Q: C’est dans cette logique que notre Archevêque a décrété une pause en initiation chrétienne, pour réfléchir à une relance de l’éducation de la foi?
R: Oui, en particulier à l’endroit des adultes. Nous sommes un peu comme Nicodème, dérouté par la parole de Jésus : « Il te faut renaître » (Jean 3, 1-21). Jésus nous indique qu’il est nécessaire de changer, de devenir un homme nouveau. Nous savons que cela n’est jamais facile, mais le Christ nous rappelle aussi que « l’Esprit souffle où il veut ». Il y a en nous toute une force d’inertie à surmonter; pensons seulement à tous ces rapports rédigés avec soin, après une large consultation, qui reposent sur des tablettes et ne seront jamais mis en œuvre!

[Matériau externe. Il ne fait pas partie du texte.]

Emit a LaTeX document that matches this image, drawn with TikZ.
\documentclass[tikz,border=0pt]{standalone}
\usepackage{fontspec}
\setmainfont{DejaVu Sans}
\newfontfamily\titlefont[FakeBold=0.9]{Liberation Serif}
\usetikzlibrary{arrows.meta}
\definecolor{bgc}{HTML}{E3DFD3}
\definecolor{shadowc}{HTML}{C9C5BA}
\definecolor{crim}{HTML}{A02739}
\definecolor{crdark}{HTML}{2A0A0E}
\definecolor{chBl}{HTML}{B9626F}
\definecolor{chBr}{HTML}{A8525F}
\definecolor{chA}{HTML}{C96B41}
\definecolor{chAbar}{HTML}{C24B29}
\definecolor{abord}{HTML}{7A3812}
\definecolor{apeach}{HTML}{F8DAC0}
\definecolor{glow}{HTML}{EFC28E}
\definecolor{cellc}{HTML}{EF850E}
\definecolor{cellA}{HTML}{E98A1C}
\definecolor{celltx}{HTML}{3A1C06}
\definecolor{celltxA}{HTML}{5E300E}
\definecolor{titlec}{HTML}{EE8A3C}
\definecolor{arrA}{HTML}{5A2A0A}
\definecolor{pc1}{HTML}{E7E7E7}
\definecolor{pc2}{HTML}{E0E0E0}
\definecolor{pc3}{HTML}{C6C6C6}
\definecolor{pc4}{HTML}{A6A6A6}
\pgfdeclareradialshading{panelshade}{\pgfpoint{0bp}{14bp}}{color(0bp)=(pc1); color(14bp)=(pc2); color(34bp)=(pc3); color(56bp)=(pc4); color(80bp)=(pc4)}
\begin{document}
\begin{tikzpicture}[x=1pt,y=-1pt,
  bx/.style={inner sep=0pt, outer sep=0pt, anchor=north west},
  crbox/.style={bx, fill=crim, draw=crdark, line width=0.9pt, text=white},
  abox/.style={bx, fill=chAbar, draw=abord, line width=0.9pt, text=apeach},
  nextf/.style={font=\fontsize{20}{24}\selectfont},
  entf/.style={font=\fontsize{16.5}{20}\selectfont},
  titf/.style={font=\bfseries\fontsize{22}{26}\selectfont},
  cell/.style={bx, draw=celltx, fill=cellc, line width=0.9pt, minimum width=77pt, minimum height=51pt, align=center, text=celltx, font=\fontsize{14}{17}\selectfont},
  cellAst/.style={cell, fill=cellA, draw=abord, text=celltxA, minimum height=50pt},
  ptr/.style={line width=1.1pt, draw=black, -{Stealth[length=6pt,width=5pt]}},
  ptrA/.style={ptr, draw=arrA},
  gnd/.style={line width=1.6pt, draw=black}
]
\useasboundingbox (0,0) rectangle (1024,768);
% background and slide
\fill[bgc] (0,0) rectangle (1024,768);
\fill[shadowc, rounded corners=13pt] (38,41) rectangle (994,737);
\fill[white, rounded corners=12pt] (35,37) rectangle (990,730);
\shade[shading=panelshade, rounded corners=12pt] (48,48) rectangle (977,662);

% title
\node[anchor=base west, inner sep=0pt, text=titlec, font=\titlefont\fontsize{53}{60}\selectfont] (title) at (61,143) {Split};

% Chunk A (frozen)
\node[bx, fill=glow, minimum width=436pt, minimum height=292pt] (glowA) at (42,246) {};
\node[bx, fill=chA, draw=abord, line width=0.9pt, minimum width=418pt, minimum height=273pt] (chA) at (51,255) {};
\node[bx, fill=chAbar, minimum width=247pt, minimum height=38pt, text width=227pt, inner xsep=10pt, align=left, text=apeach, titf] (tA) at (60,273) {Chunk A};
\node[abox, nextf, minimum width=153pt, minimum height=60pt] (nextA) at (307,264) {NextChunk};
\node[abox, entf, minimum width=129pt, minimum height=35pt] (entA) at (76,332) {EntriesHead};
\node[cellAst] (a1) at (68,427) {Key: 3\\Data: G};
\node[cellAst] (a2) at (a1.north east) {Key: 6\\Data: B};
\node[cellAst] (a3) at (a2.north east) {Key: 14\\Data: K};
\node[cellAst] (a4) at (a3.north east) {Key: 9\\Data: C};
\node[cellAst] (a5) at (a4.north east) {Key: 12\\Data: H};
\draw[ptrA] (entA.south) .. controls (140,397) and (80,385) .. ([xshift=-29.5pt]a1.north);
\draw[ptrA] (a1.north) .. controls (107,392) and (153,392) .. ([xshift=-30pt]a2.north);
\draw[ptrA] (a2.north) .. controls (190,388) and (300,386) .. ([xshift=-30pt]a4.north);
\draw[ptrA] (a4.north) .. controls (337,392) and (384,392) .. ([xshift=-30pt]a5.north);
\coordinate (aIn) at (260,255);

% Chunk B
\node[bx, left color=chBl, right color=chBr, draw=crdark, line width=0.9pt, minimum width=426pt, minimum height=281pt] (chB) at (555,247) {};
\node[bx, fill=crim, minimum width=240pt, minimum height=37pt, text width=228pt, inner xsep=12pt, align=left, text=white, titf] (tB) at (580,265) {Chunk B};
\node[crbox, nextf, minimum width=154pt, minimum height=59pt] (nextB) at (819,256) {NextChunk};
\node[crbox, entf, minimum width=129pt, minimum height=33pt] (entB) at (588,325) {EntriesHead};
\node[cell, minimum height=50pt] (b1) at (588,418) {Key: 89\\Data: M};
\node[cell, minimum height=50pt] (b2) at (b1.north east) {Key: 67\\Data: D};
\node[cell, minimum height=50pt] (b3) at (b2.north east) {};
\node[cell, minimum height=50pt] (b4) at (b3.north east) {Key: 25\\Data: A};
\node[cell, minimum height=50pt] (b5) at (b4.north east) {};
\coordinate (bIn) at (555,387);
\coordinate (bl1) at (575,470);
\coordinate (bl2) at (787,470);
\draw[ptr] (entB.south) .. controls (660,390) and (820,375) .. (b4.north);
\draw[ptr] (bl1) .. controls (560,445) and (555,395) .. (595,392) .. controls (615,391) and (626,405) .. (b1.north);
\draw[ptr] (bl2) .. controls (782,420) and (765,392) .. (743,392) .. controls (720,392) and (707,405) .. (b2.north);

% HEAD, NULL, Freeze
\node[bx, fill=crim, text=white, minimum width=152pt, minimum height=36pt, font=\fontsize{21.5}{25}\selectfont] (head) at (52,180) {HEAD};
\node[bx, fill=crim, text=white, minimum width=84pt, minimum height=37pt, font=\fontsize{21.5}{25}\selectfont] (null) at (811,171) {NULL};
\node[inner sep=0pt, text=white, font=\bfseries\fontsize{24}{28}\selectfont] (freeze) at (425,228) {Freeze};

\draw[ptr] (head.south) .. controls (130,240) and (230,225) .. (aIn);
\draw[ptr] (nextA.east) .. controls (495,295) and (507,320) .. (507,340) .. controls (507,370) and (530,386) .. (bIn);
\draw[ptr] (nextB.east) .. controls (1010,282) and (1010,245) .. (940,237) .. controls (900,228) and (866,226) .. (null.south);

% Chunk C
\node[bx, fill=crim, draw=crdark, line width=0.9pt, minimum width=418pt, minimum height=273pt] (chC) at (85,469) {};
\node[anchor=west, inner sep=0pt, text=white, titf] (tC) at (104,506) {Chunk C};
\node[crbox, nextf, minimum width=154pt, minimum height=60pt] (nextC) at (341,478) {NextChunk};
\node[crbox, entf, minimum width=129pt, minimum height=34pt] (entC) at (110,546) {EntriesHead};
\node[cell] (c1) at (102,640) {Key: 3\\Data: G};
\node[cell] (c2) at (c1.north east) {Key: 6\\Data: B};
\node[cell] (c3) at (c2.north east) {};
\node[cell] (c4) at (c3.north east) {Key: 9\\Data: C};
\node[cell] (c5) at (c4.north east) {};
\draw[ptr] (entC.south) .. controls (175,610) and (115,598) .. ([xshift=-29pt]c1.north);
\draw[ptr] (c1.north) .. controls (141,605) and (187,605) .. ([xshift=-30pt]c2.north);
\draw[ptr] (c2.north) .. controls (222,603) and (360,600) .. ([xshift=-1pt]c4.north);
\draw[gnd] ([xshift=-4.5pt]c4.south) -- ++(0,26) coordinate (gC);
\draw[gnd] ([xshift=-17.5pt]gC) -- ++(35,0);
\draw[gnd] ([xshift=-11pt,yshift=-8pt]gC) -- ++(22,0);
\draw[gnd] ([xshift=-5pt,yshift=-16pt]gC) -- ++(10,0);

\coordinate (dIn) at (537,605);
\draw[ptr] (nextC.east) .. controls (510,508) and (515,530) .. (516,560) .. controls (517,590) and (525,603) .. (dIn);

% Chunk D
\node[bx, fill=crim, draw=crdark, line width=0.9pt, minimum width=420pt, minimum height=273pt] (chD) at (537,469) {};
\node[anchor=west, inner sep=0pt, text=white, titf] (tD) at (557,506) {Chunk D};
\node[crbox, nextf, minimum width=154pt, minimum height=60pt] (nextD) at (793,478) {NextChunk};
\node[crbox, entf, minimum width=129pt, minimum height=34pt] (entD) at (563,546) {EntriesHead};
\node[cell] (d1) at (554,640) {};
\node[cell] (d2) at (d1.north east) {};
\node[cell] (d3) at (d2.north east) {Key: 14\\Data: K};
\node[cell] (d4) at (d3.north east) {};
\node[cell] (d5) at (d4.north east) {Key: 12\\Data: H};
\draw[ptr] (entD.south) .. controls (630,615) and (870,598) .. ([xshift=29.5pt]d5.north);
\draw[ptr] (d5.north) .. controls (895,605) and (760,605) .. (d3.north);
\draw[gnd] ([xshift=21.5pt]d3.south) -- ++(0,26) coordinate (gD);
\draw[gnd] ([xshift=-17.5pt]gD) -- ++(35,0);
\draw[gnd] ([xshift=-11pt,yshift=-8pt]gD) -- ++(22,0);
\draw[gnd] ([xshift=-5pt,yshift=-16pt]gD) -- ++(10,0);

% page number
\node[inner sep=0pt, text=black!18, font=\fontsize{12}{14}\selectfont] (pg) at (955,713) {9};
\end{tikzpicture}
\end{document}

Q: En somme, votre livre veut susciter un effort de réflexion à plusieurs, de concertation pour arriver ensemble à « faire différemment »?
R: Il me paraît clair que l’Église du Québec ne peut échapper à la nécessité de faire autrement, d’inventer de nouveaux passages vers l’Évangile. L’échange doit se vivre maintenant; sinon, la pandémie terminée, nous serons fortement tentés de revenir tout simplement à nos anciennes pratiques. C’est maintenant qu’il nous faut réfléchir sur l’après.
Q: C’est clairement ce à quoi vous nous conviez dans votre livre. Mgr Pelchat, merci d’avoir « pris le temps » pour cette entrevue, après avoir « pris le temps » de le rédiger.